DATA EXCERPT:
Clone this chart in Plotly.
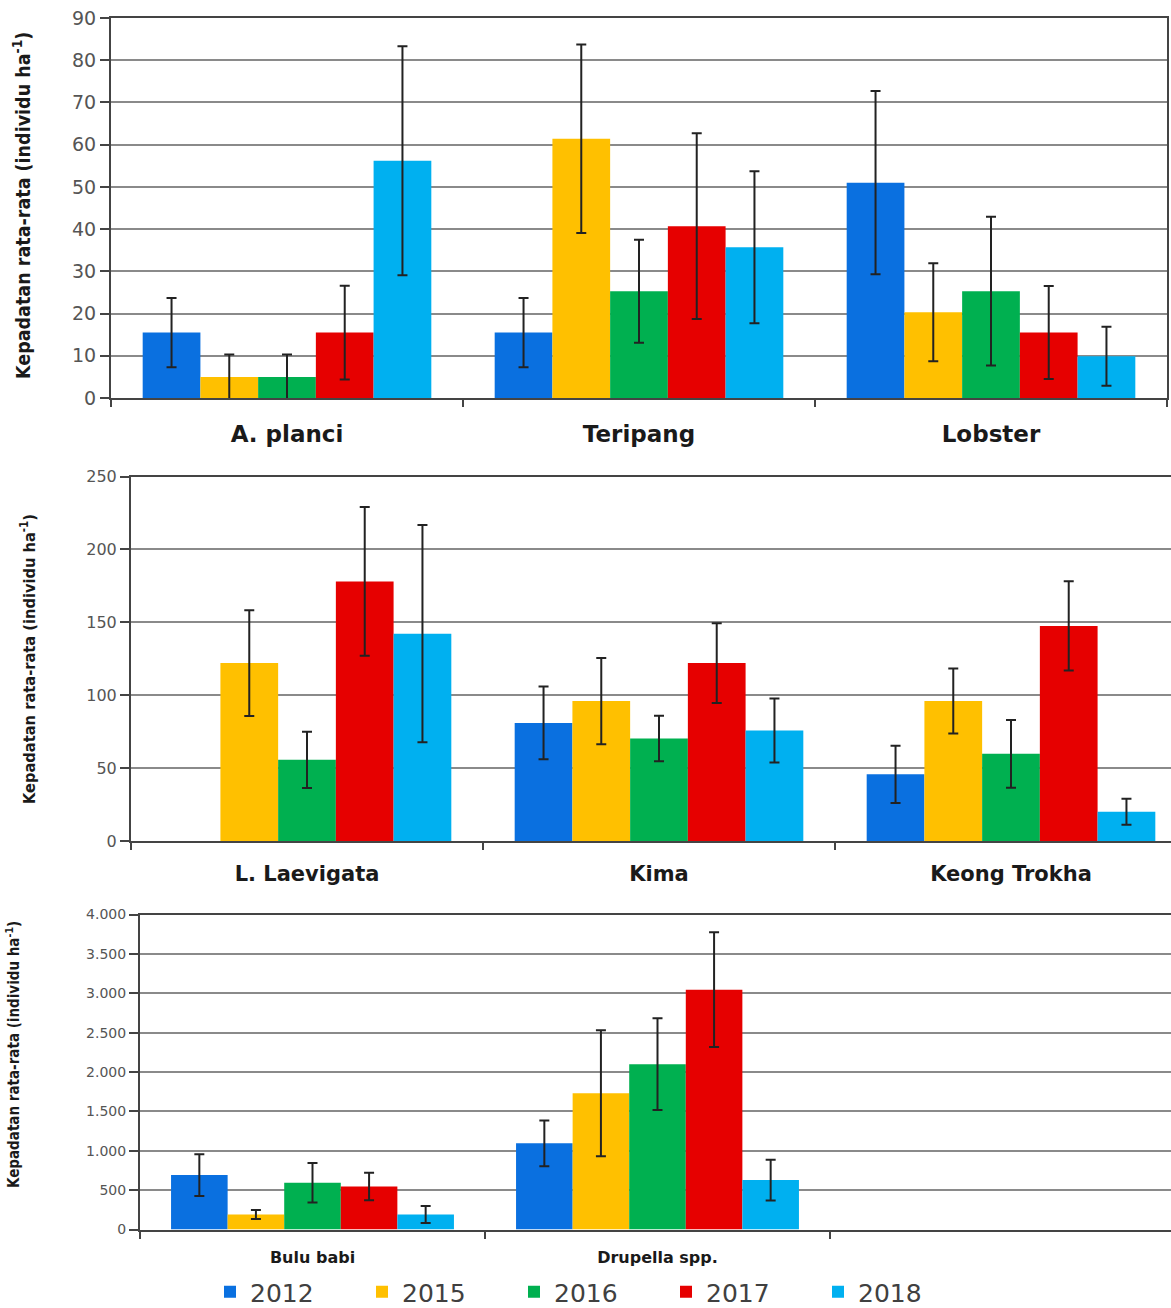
import plotly.graph_objects as go

years = ["2012", "2015", "2016", "2017", "2018"]
colors = ["#0A70E0", "#FFC000", "#00B050", "#E60000", "#00B0F0"]

# Panel 1
cats1 = ["A. planci", "Teripang", "Lobster"]
vals1 = {
    "2012": [15.5, 15.5, 51.0],
    "2015": [5.0, 61.4, 20.3],
    "2016": [5.0, 25.3, 25.3],
    "2017": [15.5, 40.7, 15.5],
    "2018": [56.2, 35.7, 9.9],
}
err1 = {
    "2012": [8.2, 8.2, 21.7],
    "2015": [5.3, 22.3, 11.6],
    "2016": [5.3, 12.2, 17.6],
    "2017": [11.1, 22.0, 11.0],
    "2018": [27.1, 18.0, 7.0],
}

# Panel 2
cats2 = ["L. Laevigata", "Kima", "Keong Trokha"]
vals2 = {
    "2012": [None, 81.0, 45.7],
    "2015": [122.0, 96.0, 96.0],
    "2016": [55.7, 70.3, 59.8],
    "2017": [178.0, 122.0, 147.5],
    "2018": [142.2, 75.8, 20.1],
}
err2 = {
    "2012": [0, 25.0, 19.6],
    "2015": [36.3, 29.6, 22.3],
    "2016": [19.3, 15.6, 23.2],
    "2017": [51.0, 27.4, 30.6],
    "2018": [74.5, 22.0, 8.9],
}

# Panel 3
cats3 = ["Bulu babi", "Drupella spp."]
vals3 = {
    "2012": [691, 1094],
    "2015": [191, 1731],
    "2016": [594, 2100],
    "2017": [547, 3046],
    "2018": [191, 628],
}
err3 = {
    "2012": [265, 290],
    "2015": [58, 800],
    "2016": [250, 583],
    "2017": [175, 728],
    "2018": [108, 259],
}

ytitle = "<b>Kepadatan rata-rata (individu ha<sup>-1</sup>)</b>"

fig = go.Figure()
panels = [(cats1, vals1, err1, "x", "y"),
          (cats2, vals2, err2, "x2", "y2"),
          (cats3, vals3, err3, "x3", "y3")]
for pi, (cats, vals, errs, xa, ya) in enumerate(panels):
    for yr, col in zip(years, colors):
        fig.add_trace(go.Bar(
            x=cats, y=vals[yr], name=yr, marker_color=col,
            marker_line_width=0,
            error_y=dict(type="data", array=errs[yr], color="#222222",
                         thickness=2, width=5),
            xaxis=xa, yaxis=ya, legendgroup=yr, showlegend=(pi == 0),
        ))

H = 1308.0
W = 1171.0
grid = "#8a8a8a"
axc = "#444444"

def xaxis(domain, rng, anchor, size, standoff):
    return dict(domain=domain, anchor=anchor, type="category", range=rng,
                showline=True, linecolor=axc, linewidth=2, mirror=True,
                ticks="outside", tickson="boundaries", ticklen=7,
                tickcolor=axc, tickwidth=2, showgrid=False,
                automargin=False, ticklabelstandoff=standoff,
                tickfont=dict(family="DejaVu Sans", size=size, color="#1a1a1a"),
                tickprefix="<b>", ticksuffix="</b>", fixedrange=True)

def yaxis(domain, rng, dtick, anchor, size, mirror):
    return dict(domain=domain, anchor=anchor, range=rng, dtick=dtick,
                showline=True, linecolor=axc, linewidth=2, mirror=mirror,
                ticks="outside", ticklen=9, tickcolor=axc, tickwidth=2,
                showgrid=True, gridcolor=grid, gridwidth=1.5,
                zeroline=False, automargin=False,
                tickfont=dict(family="DejaVu Sans", size=size, color="#555555"),
                fixedrange=True)

fig.update_layout(
    width=1171, height=1308,
    margin=dict(l=0, r=0, t=0, b=0, autoexpand=False),
    paper_bgcolor="white", plot_bgcolor="white",
    separators=",.",
    barmode="group", bargap=0.18, bargroupgap=0,
    xaxis=xaxis([111 / W, 1167 / W], [-0.5, 2.5], "y", 23, 14),
    yaxis=yaxis([1 - 398 / H, 1 - 18 / H], [0, 90], 10, "x", 19, True),
    xaxis2=xaxis([131 / W, 1.0], [-0.5, -0.5 + 1040 / 352], "y2", 21, 13),
    yaxis2=yaxis([1 - 841 / H, 1 - 476.5 / H], [0, 250], 50, "x2", 16, False),
    xaxis3=xaxis([140 / W, 1.0], [-0.5, -0.5 + 1031 / 345], "y3", 16, 12),
    yaxis3=yaxis([1 - 1229.5 / H, 1 - 914.5 / H], [0, 4000], 500, "x3", 14, False),
    legend=dict(orientation="h", x=210 / W, xanchor="left",
                y=1 - 1292 / H, yanchor="middle",
                font=dict(family="DejaVu Sans", size=25, color="#404040"),
                entrywidth=107, entrywidthmode="pixels",
                bgcolor="rgba(0,0,0,0)"),
)
fig.layout.yaxis3.separatethousands = True

title_font = "Liberation Sans Narrow, DejaVu Sans Condensed, Arial Narrow, sans-serif"
for xc, yc, sz in [(22, 206, 19.5), (28, 659, 16.3), (13, 1055, 15)]:
    fig.add_annotation(text=ytitle, x=xc / W, y=1 - yc / H, xref="paper",
                       yref="paper", textangle=-90, showarrow=False,
                       font=dict(family=title_font, size=sz, color="#1a1a1a"),
                       xanchor="center", yanchor="middle")

fig.write_html("out.html")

GOAL:
Without the pictures, print the whole listing exactly as given.

FINISHED EXERCISE:
Clone this chart in Plotly.
import plotly.graph_objects as go

years = ["2012", "2015", "2016", "2017", "2018"]
colors = ["#0A70E0", "#FFC000", "#00B050", "#E60000", "#00B0F0"]

# Panel 1
cats1 = ["A. planci", "Teripang", "Lobster"]
vals1 = {
    "2012": [15.5, 15.5, 51.0],
    "2015": [5.0, 61.4, 20.3],
    "2016": [5.0, 25.3, 25.3],
    "2017": [15.5, 40.7, 15.5],
    "2018": [56.2, 35.7, 9.9],
}
err1 = {
    "2012": [8.2, 8.2, 21.7],
    "2015": [5.3, 22.3, 11.6],
    "2016": [5.3, 12.2, 17.6],
    "2017": [11.1, 22.0, 11.0],
    "2018": [27.1, 18.0, 7.0],
}

# Panel 2
cats2 = ["L. Laevigata", "Kima", "Keong Trokha"]
vals2 = {
    "2012": [None, 81.0, 45.7],
    "2015": [122.0, 96.0, 96.0],
    "2016": [55.7, 70.3, 59.8],
    "2017": [178.0, 122.0, 147.5],
    "2018": [142.2, 75.8, 20.1],
}
err2 = {
    "2012": [0, 25.0, 19.6],
    "2015": [36.3, 29.6, 22.3],
    "2016": [19.3, 15.6, 23.2],
    "2017": [51.0, 27.4, 30.6],
    "2018": [74.5, 22.0, 8.9],
}

# Panel 3
cats3 = ["Bulu babi", "Drupella spp."]
vals3 = {
    "2012": [691, 1094],
    "2015": [191, 1731],
    "2016": [594, 2100],
    "2017": [547, 3046],
    "2018": [191, 628],
}
err3 = {
    "2012": [265, 290],
    "2015": [58, 800],
    "2016": [250, 583],
    "2017": [175, 728],
    "2018": [108, 259],
}

ytitle = "<b>Kepadatan rata-rata (individu ha<sup>-1</sup>)</b>"

fig = go.Figure()
panels = [(cats1, vals1, err1, "x", "y"),
          (cats2, vals2, err2, "x2", "y2"),
          (cats3, vals3, err3, "x3", "y3")]
for pi, (cats, vals, errs, xa, ya) in enumerate(panels):
    for yr, col in zip(years, colors):
        fig.add_trace(go.Bar(
            x=cats, y=vals[yr], name=yr, marker_color=col,
            marker_line_width=0,
            error_y=dict(type="data", array=errs[yr], color="#222222",
                         thickness=2, width=5),
            xaxis=xa, yaxis=ya, legendgroup=yr, showlegend=(pi == 0),
        ))

H = 1308.0
W = 1171.0
grid = "#8a8a8a"
axc = "#444444"

def xaxis(domain, rng, anchor, size, standoff):
    return dict(domain=domain, anchor=anchor, type="category", range=rng,
                showline=True, linecolor=axc, linewidth=2, mirror=True,
                ticks="outside", tickson="boundaries", ticklen=7,
                tickcolor=axc, tickwidth=2, showgrid=False,
                automargin=False, ticklabelstandoff=standoff,
                tickfont=dict(family="DejaVu Sans", size=size, color="#1a1a1a"),
                tickprefix="<b>", ticksuffix="</b>", fixedrange=True)

def yaxis(domain, rng, dtick, anchor, size, mirror):
    return dict(domain=domain, anchor=anchor, range=rng, dtick=dtick,
                showline=True, linecolor=axc, linewidth=2, mirror=mirror,
                ticks="outside", ticklen=9, tickcolor=axc, tickwidth=2,
                showgrid=True, gridcolor=grid, gridwidth=1.5,
                zeroline=False, automargin=False,
                tickfont=dict(family="DejaVu Sans", size=size, color="#555555"),
                fixedrange=True)

fig.update_layout(
    width=1171, height=1308,
    margin=dict(l=0, r=0, t=0, b=0, autoexpand=False),
    paper_bgcolor="white", plot_bgcolor="white",
    separators=",.",
    barmode="group", bargap=0.18, bargroupgap=0,
    xaxis=xaxis([111 / W, 1167 / W], [-0.5, 2.5], "y", 23, 14),
    yaxis=yaxis([1 - 398 / H, 1 - 18 / H], [0, 90], 10, "x", 19, True),
    xaxis2=xaxis([131 / W, 1.0], [-0.5, -0.5 + 1040 / 352], "y2", 21, 13),
    yaxis2=yaxis([1 - 841 / H, 1 - 476.5 / H], [0, 250], 50, "x2", 16, False),
    xaxis3=xaxis([140 / W, 1.0], [-0.5, -0.5 + 1031 / 345], "y3", 16, 12),
    yaxis3=yaxis([1 - 1229.5 / H, 1 - 914.5 / H], [0, 4000], 500, "x3", 14, False),
    legend=dict(orientation="h", x=210 / W, xanchor="left",
                y=1 - 1292 / H, yanchor="middle",
                font=dict(family="DejaVu Sans", size=25, color="#404040"),
                entrywidth=107, entrywidthmode="pixels",
                bgcolor="rgba(0,0,0,0)"),
)
fig.layout.yaxis3.separatethousands = True

title_font = "Liberation Sans Narrow, DejaVu Sans Condensed, Arial Narrow, sans-serif"
for xc, yc, sz in [(22, 206, 19.5), (28, 659, 16.3), (13, 1055, 15)]:
    fig.add_annotation(text=ytitle, x=xc / W, y=1 - yc / H, xref="paper",
                       yref="paper", textangle=-90, showarrow=False,
                       font=dict(family=title_font, size=sz, color="#1a1a1a"),
                       xanchor="center", yanchor="middle")

fig.write_html("out.html")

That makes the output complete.